One example was the Black Death of the Middle Ages. After wiping out half the population of Europe in the 1300s, this scourge provided a new chance for the population to reorganize. How it would do so was in the balance. England was situated in such a way that peasants came out with more leverage to demand more from landowners and nobility. Thus, they gained more freedoms and the ruling class forfeited some power. In Eastern Europe though (Poland, Russia), things went the other way. The situation allowed for the ruling class to squeeze even more from the peasants (taxes) and so these societies became even more authoritative.
Whether the Black Death or the Industrial Revolution, critical junctures are an opportunity for societies to evolve or stagnate (and perhaps even devolve).

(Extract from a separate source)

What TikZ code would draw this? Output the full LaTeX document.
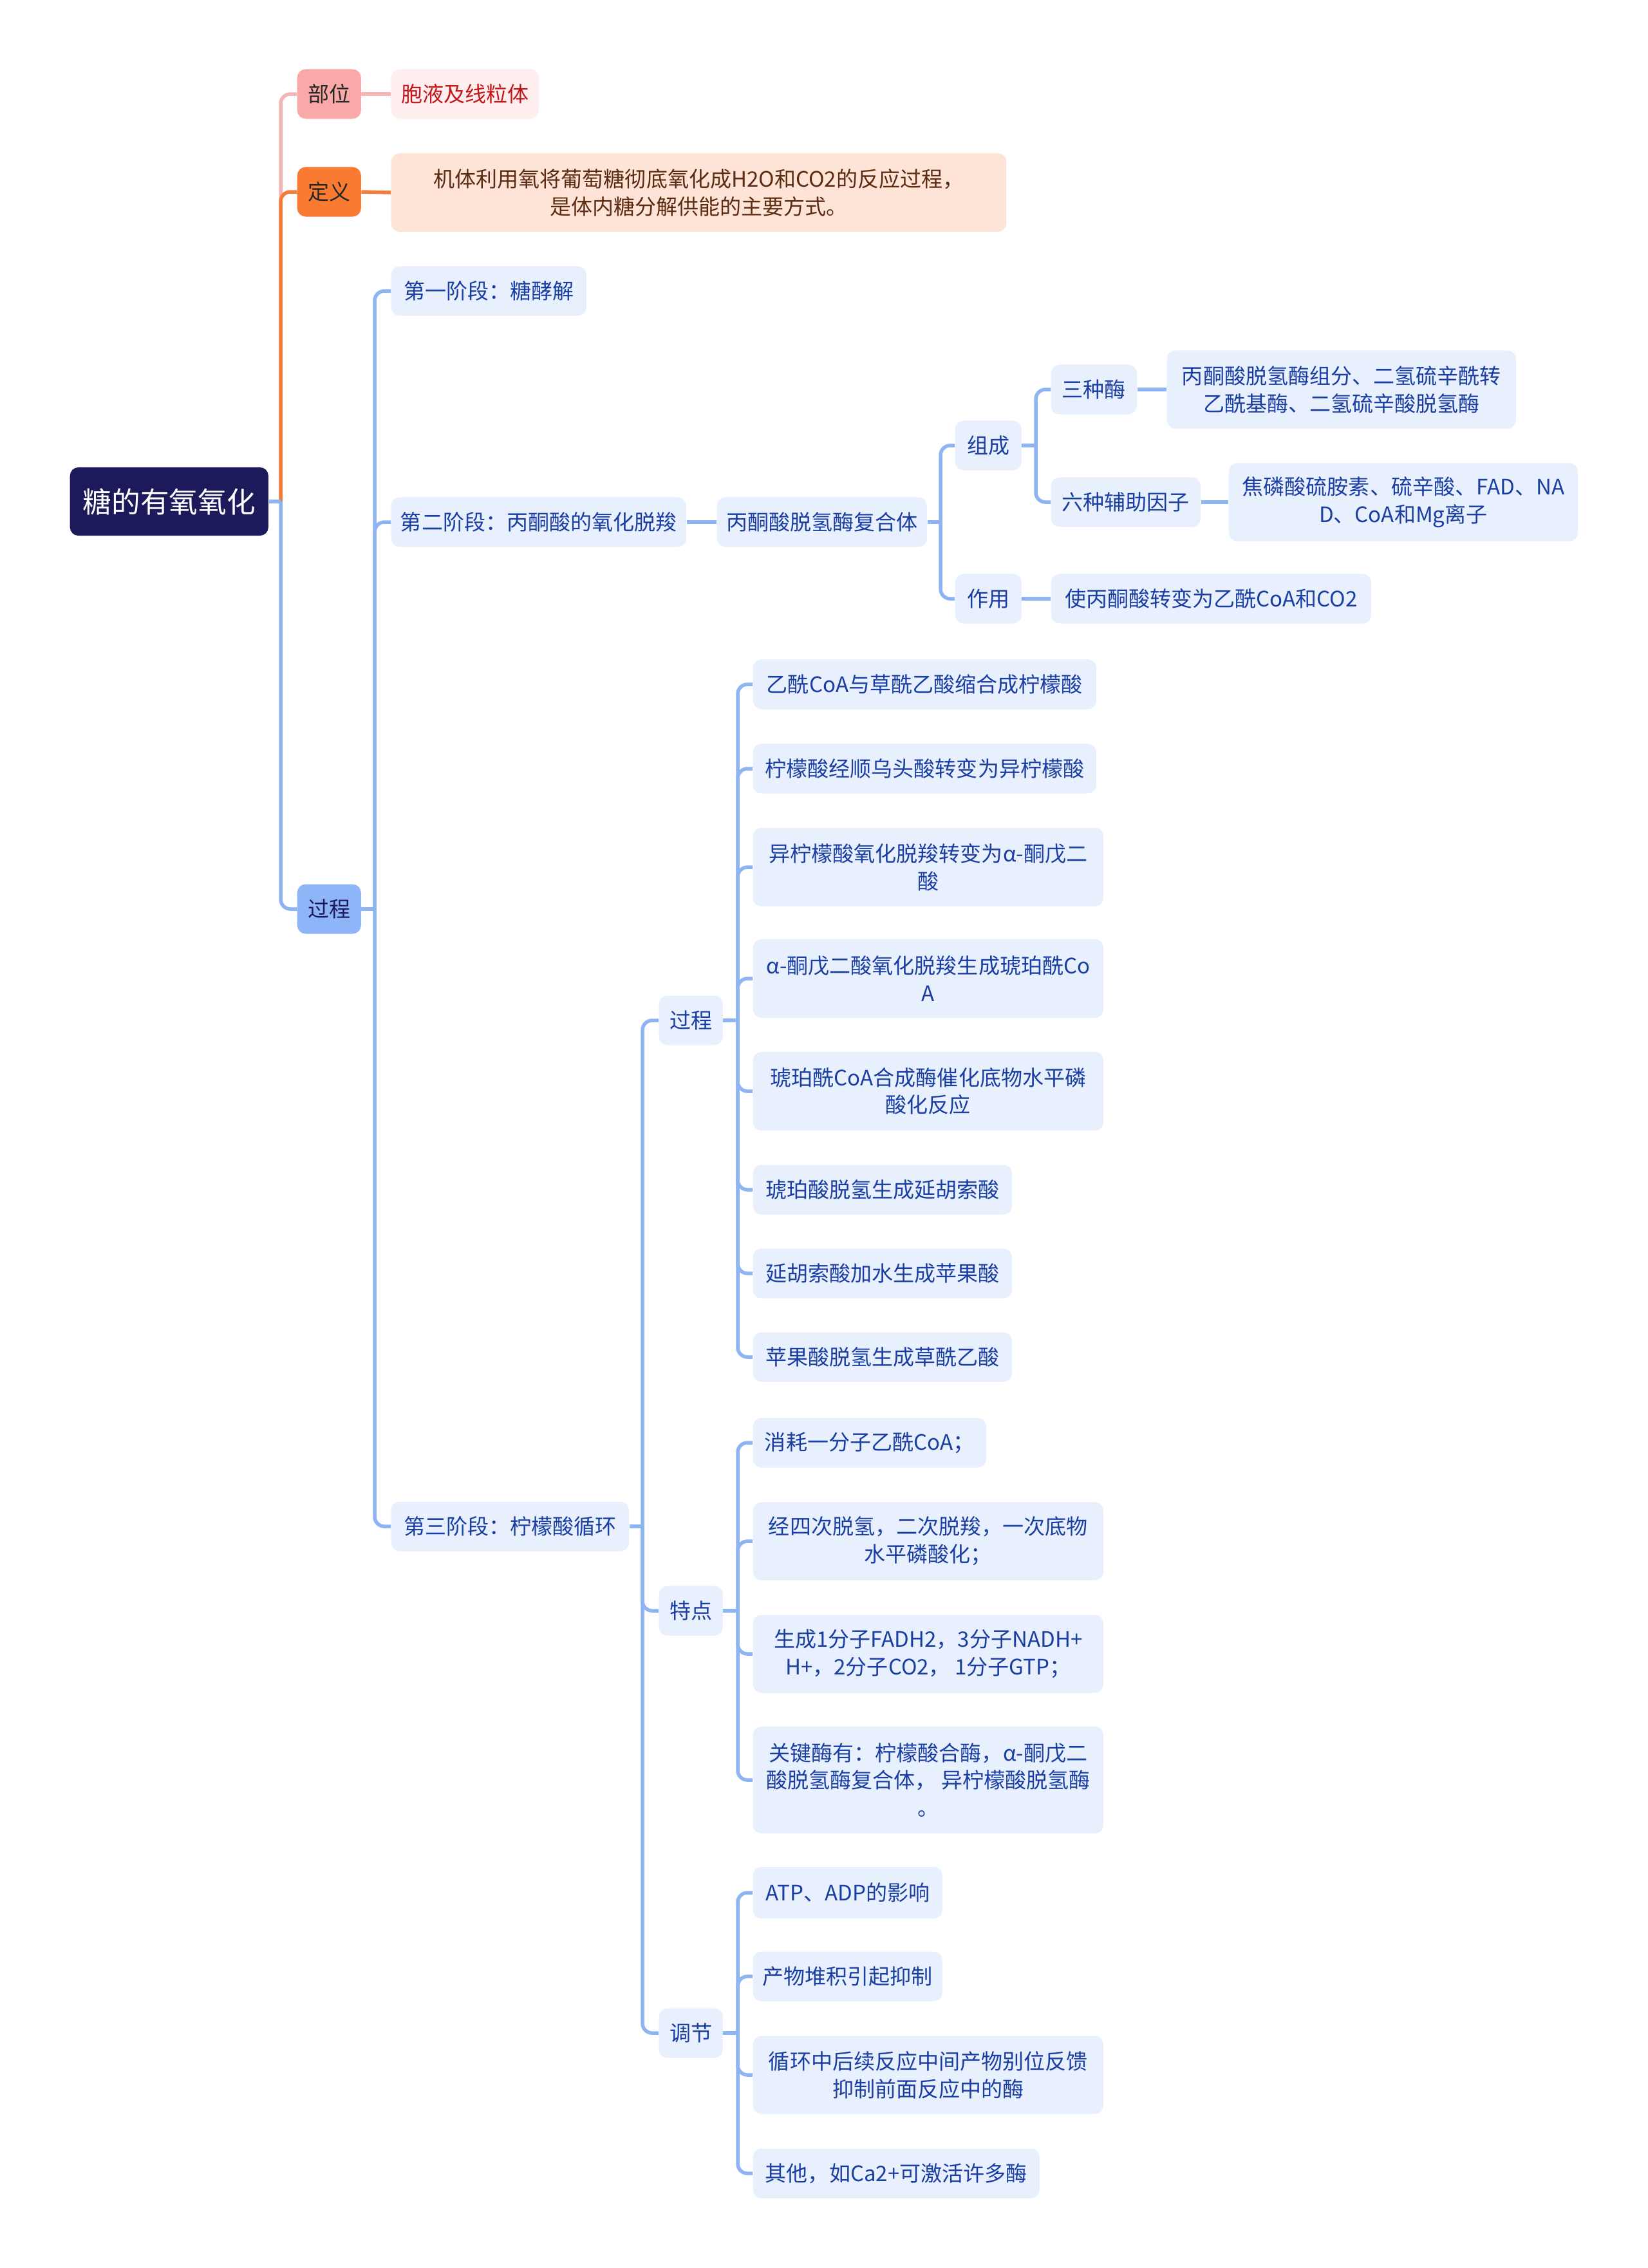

It’s about whether the people can use these windows of opportunity to wrest control from the ever-grasping hands of those in power. I see the Internet as one such pivot point.
In many ways, we’ve seen how citizens have gained from the Internet. Justice today is less likely veiled with favoritism and corruption when bloggers and cell phone cameras are keeping everyone informed and inline. Certainly on a global scale it seems that the connectivity of the Web helped bring about more power to the people in the Arab Spring. But domestically–even despite the power of grass roots movements from the Left and Right–the empowered are also utilizing this window for their maintenance and increase of power.
The threat of terrorist attacks continue to be the official reason the U.S. government takes these measures. They’ve been using this leverage since the critical juncture of 9/11. I’m sure this is part of the reasoning as certainly with omniscience comes the ability for the government to prevent heinous acts. But these technological tools have too often been outed as means to spy, accuse, and eventually detain those not just out to bomb an airplane, but those who deflate the power of the government balloon by way of leaking government activity. The government also goes after those who express their disagreement and intent to vote out those in power and change the power structure. Are these groups “terrorists”, too?
When you realize the history of the human world, and ways in which societies have wrestled with power and control, you realize that the U.S. government is out to protect itself just as any other empowered group of people is likely to do. The sad realization about this, though, is that America was supposed to be different, and I think a lot of Americans don’t want to believe its government is not that different from any other.
Yet simply put, there has never been a more threatening, close-to-home invasion into our lives than the one posed by this administration. If you believe that American society will ultimately use the power of the Internet for good, then maybe this government grasp will be looked back on as a losing attempt by the empowered in the inevitable evolution and progress of American society. But societies don’t always improve. There are many examples in history–as shown above with Eastern Europe and as exemplified up through modern history–when things go backward.
The debate on security vs freedom has been around for hundreds of years and will continue to indefinitely. Ben Franklin said those who wish to sacrifice freedom for security deserve neither. The book and movie “Minority Report” show how a “perfect” system of crime prevention is still unfavorable. I think we need to come to grips with the notion that despite the risk bad people pose, it’s still better to let the risk ride than to try and remove it by allowing privileged power to government.
History shows, in fact, that evolving past the grips of the government moves humanity to new levels of prosperity.